В медицинскую школу при больнице поступало каждый год около шестидесяти молодых людей, иногда совсем еще подростков, неловких, робеющих на пороге новой жизни; многие вообще первый раз в Лондоне; и для меня они были не более как безымянные тени, мелькающие на белой стене. За год часть из них по тем или иным причинам отсеялась, а на второй год те, кто остался, начали постепенно приобретать индивидуальные черты. В моем сознании они были не только они сами, но еще и лекции, которые мы вместе слушали, и кофе с булочкой, которыми кормились за одним столиком, и трупы, которые препарировали бок о бок в анатомичке, и «Красотка из Нью-Йорка» в театре «Шафтсбери», которую вместе смотрели из задних рядов партера.

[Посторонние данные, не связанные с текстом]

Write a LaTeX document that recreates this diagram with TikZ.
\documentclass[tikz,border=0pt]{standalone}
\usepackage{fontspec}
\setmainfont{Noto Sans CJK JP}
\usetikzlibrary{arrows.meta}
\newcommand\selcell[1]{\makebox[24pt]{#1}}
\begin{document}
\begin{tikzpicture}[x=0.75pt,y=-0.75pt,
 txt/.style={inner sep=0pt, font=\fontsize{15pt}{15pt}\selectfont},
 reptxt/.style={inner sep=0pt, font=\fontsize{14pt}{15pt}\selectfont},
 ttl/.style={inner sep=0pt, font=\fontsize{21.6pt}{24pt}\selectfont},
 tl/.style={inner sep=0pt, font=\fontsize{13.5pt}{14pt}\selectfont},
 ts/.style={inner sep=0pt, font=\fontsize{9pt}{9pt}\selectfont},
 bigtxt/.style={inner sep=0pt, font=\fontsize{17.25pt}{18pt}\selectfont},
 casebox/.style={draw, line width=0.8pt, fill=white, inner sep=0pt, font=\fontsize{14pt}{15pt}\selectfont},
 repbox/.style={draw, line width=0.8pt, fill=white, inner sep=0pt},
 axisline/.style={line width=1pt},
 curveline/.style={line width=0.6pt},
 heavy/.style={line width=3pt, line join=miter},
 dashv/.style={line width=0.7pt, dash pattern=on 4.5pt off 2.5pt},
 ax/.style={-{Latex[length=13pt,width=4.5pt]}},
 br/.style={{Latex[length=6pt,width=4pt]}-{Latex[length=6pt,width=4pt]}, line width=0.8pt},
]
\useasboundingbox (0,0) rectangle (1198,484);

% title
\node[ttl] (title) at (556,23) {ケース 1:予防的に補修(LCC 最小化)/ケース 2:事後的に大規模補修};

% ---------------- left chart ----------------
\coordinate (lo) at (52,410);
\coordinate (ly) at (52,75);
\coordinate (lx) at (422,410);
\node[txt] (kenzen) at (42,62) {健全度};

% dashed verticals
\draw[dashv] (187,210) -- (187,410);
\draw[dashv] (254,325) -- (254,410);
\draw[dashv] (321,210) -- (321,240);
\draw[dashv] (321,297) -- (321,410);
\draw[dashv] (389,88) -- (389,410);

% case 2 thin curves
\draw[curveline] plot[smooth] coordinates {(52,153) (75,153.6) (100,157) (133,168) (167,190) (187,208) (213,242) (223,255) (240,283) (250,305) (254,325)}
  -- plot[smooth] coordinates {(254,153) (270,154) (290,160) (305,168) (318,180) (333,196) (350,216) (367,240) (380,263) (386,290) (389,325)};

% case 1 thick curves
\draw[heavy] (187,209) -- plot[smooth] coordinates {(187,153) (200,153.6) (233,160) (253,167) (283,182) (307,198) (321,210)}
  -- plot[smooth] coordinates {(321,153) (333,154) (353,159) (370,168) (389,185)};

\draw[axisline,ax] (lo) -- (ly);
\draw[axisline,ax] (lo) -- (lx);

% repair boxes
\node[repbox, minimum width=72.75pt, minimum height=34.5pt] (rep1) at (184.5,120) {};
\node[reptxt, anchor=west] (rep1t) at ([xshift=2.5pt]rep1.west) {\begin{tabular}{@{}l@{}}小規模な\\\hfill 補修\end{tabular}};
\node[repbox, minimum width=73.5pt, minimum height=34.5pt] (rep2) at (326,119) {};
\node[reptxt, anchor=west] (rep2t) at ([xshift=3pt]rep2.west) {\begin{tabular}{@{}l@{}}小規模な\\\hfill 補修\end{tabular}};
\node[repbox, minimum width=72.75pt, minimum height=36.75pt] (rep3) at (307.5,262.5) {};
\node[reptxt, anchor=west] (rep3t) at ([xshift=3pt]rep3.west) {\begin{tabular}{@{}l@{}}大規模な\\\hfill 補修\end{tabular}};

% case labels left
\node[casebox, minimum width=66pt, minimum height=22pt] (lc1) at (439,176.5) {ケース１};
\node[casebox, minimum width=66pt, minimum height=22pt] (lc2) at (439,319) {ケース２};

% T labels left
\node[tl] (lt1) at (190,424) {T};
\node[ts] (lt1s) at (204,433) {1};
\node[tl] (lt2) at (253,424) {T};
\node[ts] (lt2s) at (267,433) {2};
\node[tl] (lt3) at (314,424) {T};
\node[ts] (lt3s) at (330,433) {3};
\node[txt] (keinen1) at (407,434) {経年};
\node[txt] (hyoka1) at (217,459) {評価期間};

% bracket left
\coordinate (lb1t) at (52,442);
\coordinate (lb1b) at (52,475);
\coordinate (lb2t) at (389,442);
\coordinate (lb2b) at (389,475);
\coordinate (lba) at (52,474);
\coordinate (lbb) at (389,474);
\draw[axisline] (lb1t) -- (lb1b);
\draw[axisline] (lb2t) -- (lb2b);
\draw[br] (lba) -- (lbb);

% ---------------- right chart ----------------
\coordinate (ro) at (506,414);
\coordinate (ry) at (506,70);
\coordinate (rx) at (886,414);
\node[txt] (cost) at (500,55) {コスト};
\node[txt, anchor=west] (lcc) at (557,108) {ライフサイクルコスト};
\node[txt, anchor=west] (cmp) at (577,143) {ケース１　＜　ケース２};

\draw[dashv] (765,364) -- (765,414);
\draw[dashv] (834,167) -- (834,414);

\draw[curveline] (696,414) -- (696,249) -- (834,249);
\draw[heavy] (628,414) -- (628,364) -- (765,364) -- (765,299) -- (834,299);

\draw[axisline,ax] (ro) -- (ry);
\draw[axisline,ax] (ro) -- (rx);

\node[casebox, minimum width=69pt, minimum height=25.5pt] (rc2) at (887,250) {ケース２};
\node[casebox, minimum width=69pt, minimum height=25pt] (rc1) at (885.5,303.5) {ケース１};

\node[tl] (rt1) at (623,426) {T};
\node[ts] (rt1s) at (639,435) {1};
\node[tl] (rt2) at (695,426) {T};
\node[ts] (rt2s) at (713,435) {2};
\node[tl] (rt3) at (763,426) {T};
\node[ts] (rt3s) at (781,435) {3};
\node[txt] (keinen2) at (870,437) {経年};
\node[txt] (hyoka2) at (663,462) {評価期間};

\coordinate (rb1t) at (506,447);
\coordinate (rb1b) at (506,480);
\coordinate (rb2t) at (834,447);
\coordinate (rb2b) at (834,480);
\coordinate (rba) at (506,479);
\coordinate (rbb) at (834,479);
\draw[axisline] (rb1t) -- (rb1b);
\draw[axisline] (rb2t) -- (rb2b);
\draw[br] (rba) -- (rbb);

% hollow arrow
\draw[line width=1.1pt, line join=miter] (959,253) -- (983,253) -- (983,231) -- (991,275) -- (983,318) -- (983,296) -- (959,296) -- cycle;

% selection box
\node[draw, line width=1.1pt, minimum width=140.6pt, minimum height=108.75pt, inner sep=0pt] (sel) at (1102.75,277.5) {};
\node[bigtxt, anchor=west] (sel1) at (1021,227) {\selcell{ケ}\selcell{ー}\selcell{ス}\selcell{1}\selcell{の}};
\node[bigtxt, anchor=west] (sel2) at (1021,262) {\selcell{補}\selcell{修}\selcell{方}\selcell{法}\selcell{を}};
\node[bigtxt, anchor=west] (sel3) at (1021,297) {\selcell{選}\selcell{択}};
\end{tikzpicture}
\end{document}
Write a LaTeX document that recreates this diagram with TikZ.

Официант принес бутылку коньяка. Гроусли, если такова действительно была его фамилия, налил себе почти полный стакан и, не разбавляя ни водой, ни содовой, выпил единым духом.
— Медицина оказалась не по мне, — объяснил он. — Я это дело бросил. Ну, а родным надоело со мной нянчиться, и меня отослали в Китай. Дали с собой сотню фунтов — управляйся сам, как хочешь. А я, надо сказать, и рад был уехать, мне они осточертели, наверное, не меньше, чем я им. Больше я их уже не затруднял своей особой.
И тут из глубины моей памяти поднялось и заплескалось по краю что-то похожее на воспоминание — так во время прилива вода то набежит на песок, то отступит, чтобы со следующей волной продвинуться еще дальше. Сначала припомнилось что-то про скандал, мелкий, но, однако, попавший в газеты. Потом встало перед глазами юношеское лицо, и так одно за другим ожили в памяти все обстоятельства. Я узнал его. Правда, он тогда звался не Гроусли, у него была, если не ошибаюсь, односложная фамилия, хотя ручаться не могу. Высокий юноша (я теперь отчетливо представлял его себе), худой, с сутулинкой, едва восемнадцати лет от роду, из таких, которые вытягиваются вдруг, у них рост обгоняет силу. Каштановые шелковистые локоны, крупные черты лица (теперь, вероятно, из-за толщины и одутловатости, они уже не выглядели такими крупными) и удивительно нежный, свежий, как у девушки, румянец во всю щеку. Люди, я думаю, в особенности женщины, считали его, конечно, красавчиком, но для нас он был просто нескладный дылда. Еще я вспомнил, что он часто пропускал лекции, вернее, не так, студентов было много, где уж тут помнить, кто присутствовал в аудитории, а кто нет. Но я вспомнил анатомический театр. Гроусли за соседним столом препарировал ногу; и эта нога почти все время оставалась нетронутой. Почему-то, я не знаю почему, другие студенты сердились на его нерадивость, должно быть, он задерживал их работу. В те времена в анатомичке, кромсая трупы, студенты судачили друг с другом на всевозможные темы, и теперь, через тридцать лет, кое-что из тогдашних разговоров ожило у меня в памяти. Один студент заметил, что, мол, вот Гроусли живет не тужит, пьет как бочка и бабник ужасный. Народ в больнице учился простой, они подходили к жизни с мерками, привезенными из дома и школы. Пуритане ужасались, другие, кто прилежно учился, презрительно посмеивались и сулили ему провал на экзаменах, но большинство из нас относилось к нему с почтительным восхищением, ведь он вел себя так, как рады были бы и мы, если бы только смели.
У Гроусли появились почитатели, и часто можно было видеть его в окружении небольшой свиты, жадно внимающей рассказам о его похождениях. Воспоминания уже теснили меня со всех сторон. Очень скоро Гроусли утратил прежнюю застенчивость и приобрел замашки записного гуляки. Вот уж, должно быть, не вязались они с обликом этого нежнолицего румяного юноши. Слухи о его эскападах передавались из уст в уста. Он стал героем дня. Проходя через музей, он непременно отпускал язвительные шуточки, если замечал двух старательных студентов, повторяющих на пару урок анатомии. Он стал своим человеком в соседних кабаках и был на короткой ноге с официантками. Теперь, оглядываясь назад, я, мне кажется, понимаю, что, впервые очутившись в Лондоне, вырвавшись из-под опеки родителей и учителей, он как бы ошалел от собственной свободы и от сказочных возможностей столичной жизни. Его развлечения были достаточно безобидны. В нем просто бродила молодая кровь. Он потерял голову.